--- BEGIN Records for this exercise ---
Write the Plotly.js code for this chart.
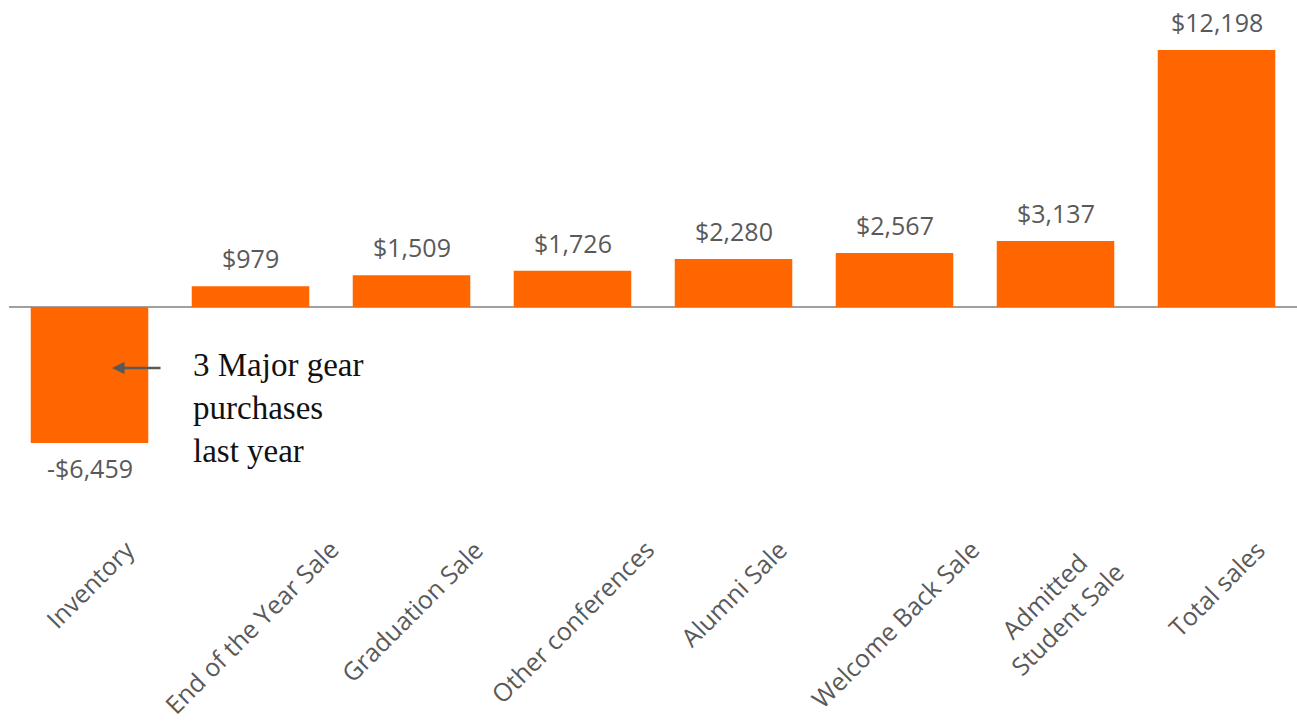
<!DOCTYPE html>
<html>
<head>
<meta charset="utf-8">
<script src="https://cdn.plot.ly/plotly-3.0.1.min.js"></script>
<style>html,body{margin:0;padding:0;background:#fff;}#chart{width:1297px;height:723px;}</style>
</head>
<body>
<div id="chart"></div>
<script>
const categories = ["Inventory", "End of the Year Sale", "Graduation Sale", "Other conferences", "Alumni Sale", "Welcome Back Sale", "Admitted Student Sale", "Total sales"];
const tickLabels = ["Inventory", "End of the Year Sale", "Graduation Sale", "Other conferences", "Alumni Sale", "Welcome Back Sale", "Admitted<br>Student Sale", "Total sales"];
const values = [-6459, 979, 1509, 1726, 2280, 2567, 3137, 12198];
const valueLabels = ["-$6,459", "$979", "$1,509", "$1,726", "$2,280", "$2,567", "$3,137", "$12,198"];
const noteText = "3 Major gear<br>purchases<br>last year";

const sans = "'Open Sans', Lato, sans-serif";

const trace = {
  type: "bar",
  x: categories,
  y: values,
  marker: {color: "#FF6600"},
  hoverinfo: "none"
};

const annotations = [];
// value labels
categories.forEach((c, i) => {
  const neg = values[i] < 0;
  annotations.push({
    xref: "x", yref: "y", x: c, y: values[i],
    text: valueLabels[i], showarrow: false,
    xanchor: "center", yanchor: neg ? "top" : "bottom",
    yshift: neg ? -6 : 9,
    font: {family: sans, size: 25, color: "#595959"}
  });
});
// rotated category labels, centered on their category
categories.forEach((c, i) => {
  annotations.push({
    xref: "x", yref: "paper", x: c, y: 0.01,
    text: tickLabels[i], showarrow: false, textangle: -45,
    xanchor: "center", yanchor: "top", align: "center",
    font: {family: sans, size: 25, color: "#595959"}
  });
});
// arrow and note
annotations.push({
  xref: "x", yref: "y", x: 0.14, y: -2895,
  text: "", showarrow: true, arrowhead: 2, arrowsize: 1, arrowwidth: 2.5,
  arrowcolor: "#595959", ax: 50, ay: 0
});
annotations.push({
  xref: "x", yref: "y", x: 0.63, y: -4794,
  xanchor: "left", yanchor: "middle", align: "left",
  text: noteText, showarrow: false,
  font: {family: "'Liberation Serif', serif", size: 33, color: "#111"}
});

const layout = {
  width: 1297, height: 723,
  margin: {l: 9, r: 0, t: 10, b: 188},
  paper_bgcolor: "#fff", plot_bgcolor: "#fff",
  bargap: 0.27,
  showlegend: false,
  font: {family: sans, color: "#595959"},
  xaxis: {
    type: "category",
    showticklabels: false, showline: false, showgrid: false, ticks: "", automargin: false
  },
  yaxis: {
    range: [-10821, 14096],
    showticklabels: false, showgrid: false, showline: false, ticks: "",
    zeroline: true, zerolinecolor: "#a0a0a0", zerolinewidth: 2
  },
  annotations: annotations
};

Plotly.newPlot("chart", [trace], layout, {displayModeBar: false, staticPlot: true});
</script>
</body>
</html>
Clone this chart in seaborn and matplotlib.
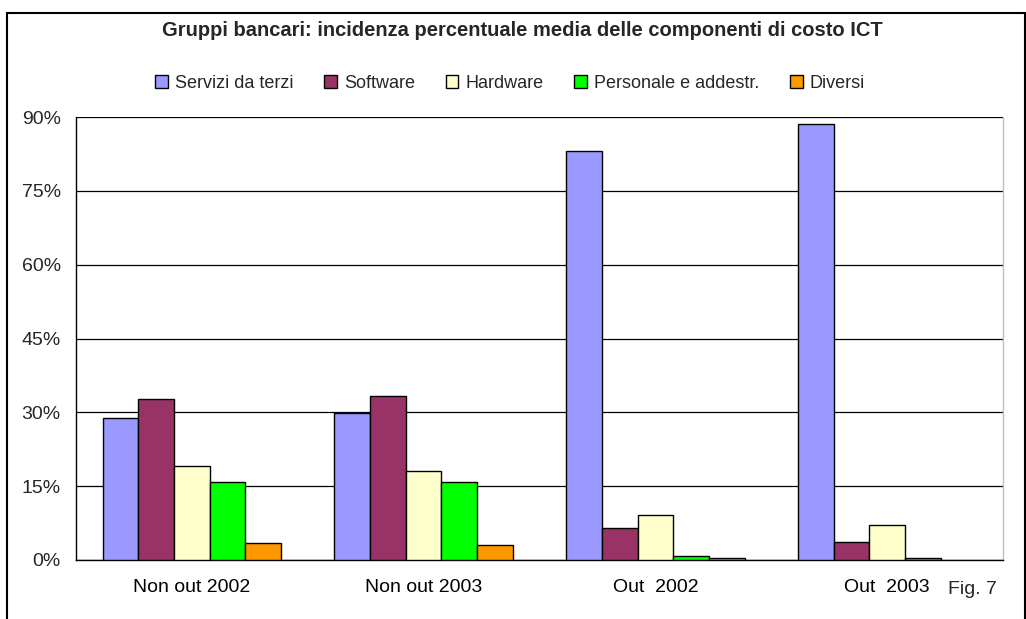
--- END Records for this exercise ---
* [Aim of the exercise]:
Write down the number of lines where the word "chart" appears, and nothing further.

* [Answer for the task]:
5